◆ Dataset records
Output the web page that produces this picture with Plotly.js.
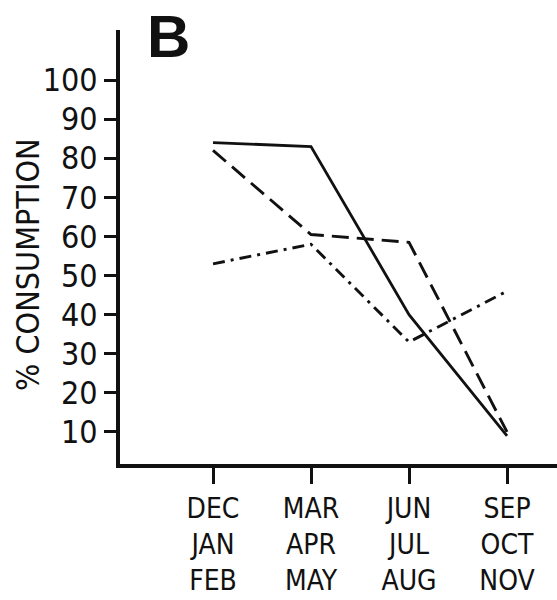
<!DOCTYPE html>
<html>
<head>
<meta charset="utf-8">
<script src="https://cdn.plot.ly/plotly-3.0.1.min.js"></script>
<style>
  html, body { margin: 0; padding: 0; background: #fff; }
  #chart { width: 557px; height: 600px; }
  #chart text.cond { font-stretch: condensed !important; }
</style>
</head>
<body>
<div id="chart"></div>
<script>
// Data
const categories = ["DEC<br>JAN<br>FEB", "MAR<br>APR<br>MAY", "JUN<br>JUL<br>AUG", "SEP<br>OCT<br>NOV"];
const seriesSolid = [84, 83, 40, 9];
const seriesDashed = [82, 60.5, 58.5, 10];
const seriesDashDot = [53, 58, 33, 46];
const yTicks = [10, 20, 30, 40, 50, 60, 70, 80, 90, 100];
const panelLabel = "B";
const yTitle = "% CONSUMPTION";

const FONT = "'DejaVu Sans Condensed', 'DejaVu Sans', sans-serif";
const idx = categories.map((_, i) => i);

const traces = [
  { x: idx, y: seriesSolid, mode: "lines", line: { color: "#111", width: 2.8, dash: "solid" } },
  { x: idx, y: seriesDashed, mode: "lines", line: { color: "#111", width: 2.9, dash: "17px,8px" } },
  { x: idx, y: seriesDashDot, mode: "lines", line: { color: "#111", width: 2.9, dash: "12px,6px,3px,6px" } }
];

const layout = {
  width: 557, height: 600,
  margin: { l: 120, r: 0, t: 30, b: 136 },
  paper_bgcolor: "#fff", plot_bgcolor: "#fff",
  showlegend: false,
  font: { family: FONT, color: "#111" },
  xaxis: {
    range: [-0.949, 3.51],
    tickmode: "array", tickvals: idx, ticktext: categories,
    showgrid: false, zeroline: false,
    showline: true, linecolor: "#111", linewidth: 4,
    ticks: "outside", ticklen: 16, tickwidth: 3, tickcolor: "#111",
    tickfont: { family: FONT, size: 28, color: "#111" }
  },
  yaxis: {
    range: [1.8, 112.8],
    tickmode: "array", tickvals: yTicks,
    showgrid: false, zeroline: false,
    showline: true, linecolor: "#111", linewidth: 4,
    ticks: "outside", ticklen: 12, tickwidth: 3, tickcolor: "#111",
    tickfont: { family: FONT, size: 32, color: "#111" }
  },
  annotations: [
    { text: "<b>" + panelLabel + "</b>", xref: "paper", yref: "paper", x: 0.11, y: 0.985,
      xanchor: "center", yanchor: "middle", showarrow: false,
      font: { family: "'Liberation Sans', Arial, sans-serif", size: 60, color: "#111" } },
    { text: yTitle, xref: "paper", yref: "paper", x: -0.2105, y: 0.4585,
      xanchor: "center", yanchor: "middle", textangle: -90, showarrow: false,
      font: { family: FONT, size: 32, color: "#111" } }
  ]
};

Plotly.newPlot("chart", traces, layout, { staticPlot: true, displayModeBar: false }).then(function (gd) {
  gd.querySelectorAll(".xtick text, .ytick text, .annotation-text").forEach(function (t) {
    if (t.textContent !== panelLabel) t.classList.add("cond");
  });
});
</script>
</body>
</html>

--

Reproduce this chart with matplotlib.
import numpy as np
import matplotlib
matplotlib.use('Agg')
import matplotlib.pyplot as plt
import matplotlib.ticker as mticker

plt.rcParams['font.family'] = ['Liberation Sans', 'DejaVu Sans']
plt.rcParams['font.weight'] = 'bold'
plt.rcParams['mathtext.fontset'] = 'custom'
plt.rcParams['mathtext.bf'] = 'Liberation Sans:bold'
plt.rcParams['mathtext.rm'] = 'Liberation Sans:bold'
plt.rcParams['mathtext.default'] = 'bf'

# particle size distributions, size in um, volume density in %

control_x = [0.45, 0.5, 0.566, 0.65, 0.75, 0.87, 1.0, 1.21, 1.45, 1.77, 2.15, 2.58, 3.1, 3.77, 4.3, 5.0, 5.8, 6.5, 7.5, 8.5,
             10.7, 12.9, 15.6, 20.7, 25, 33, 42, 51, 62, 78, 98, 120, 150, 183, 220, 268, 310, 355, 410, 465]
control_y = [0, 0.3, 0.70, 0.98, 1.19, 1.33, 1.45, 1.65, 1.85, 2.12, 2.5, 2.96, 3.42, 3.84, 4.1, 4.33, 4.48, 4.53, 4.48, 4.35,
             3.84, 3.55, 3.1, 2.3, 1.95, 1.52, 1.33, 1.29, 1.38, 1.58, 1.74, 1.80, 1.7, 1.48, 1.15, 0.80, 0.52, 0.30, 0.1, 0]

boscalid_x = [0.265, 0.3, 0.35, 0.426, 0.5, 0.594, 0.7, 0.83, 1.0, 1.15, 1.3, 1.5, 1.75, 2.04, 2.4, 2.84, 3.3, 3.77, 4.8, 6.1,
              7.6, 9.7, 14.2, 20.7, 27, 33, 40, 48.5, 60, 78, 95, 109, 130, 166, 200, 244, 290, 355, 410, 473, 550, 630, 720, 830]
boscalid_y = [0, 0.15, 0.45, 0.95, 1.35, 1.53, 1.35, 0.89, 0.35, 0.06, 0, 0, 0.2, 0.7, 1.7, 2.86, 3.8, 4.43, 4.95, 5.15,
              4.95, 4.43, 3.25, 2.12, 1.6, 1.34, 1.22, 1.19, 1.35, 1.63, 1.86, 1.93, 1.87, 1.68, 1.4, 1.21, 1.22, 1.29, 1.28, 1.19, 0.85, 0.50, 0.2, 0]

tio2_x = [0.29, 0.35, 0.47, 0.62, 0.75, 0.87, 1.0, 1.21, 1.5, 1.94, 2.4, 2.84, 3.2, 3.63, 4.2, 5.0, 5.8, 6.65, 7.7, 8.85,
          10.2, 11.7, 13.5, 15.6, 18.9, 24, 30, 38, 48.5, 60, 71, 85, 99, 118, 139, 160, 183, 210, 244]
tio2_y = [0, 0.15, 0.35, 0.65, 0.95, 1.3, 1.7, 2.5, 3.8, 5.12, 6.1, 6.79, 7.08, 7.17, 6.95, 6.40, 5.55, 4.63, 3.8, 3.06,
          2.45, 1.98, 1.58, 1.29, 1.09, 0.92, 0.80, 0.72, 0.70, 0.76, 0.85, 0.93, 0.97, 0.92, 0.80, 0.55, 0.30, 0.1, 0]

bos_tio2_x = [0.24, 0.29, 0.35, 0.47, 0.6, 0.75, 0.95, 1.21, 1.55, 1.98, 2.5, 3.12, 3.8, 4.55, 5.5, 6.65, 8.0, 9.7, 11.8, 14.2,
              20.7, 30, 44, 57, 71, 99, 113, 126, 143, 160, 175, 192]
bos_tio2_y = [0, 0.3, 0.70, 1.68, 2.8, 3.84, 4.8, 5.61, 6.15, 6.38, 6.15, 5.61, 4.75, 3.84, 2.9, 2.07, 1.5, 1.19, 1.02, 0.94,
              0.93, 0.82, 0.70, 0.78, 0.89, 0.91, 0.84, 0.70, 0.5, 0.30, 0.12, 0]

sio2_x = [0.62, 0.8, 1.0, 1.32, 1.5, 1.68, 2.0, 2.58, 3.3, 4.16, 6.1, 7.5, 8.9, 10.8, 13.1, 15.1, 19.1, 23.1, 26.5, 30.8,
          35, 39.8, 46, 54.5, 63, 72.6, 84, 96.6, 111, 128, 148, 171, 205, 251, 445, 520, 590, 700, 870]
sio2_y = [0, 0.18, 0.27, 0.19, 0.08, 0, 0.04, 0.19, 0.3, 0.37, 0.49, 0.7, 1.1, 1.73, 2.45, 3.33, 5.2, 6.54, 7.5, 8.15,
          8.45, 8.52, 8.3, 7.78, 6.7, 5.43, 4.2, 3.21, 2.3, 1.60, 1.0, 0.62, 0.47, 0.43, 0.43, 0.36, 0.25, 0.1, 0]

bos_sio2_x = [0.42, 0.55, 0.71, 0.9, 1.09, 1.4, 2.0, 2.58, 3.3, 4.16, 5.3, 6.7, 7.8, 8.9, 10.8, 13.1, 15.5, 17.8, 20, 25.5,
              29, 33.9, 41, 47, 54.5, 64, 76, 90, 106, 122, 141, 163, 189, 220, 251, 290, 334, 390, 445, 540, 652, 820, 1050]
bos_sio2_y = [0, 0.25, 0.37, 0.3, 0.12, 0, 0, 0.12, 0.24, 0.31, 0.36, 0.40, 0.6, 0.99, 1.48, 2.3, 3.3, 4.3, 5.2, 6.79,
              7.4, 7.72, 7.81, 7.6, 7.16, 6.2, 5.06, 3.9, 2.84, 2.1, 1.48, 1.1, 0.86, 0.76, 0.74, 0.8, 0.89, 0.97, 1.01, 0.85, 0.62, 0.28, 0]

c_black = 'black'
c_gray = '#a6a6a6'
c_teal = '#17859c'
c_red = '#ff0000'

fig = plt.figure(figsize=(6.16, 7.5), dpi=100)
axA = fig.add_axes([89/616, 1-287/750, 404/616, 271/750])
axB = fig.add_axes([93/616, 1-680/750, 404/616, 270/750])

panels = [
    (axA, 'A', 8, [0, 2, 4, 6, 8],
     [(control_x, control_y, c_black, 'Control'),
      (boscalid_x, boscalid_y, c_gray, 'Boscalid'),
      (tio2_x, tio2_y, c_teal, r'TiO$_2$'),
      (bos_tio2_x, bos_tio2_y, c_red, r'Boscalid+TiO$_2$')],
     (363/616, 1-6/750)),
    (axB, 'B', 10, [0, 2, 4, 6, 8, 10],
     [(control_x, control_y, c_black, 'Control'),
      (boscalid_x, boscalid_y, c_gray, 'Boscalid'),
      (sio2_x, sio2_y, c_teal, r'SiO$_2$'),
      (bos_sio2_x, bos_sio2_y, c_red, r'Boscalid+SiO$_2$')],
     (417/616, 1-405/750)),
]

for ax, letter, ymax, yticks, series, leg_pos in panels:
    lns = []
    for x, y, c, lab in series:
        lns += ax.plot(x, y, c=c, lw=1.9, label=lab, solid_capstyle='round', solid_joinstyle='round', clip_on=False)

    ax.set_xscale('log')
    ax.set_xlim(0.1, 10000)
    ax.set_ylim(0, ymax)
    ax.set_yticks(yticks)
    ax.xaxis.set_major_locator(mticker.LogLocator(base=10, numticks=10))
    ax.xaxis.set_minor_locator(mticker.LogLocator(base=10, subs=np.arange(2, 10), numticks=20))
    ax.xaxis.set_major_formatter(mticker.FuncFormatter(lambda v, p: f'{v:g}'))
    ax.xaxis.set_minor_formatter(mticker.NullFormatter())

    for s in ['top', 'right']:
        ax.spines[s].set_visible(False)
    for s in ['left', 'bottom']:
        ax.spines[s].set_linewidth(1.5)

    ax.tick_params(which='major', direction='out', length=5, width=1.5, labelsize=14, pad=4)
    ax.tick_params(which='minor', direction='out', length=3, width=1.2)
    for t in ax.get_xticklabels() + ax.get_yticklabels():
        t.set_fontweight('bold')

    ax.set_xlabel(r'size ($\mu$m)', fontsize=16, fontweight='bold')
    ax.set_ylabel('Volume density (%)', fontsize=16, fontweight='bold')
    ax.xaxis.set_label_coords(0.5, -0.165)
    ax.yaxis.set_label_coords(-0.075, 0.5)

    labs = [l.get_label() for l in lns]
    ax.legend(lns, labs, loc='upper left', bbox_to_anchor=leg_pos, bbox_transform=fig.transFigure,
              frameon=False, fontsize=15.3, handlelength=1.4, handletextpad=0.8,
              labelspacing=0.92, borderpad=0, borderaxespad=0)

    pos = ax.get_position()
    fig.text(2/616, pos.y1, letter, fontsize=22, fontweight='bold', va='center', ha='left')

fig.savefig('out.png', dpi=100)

◆ Written request
Return the lines of the records that include the string "matplotlib".

◆ Solution to the exercise
Reproduce this chart with matplotlib.
import matplotlib
matplotlib.use('Agg')
import matplotlib.pyplot as plt
import matplotlib.ticker as mticker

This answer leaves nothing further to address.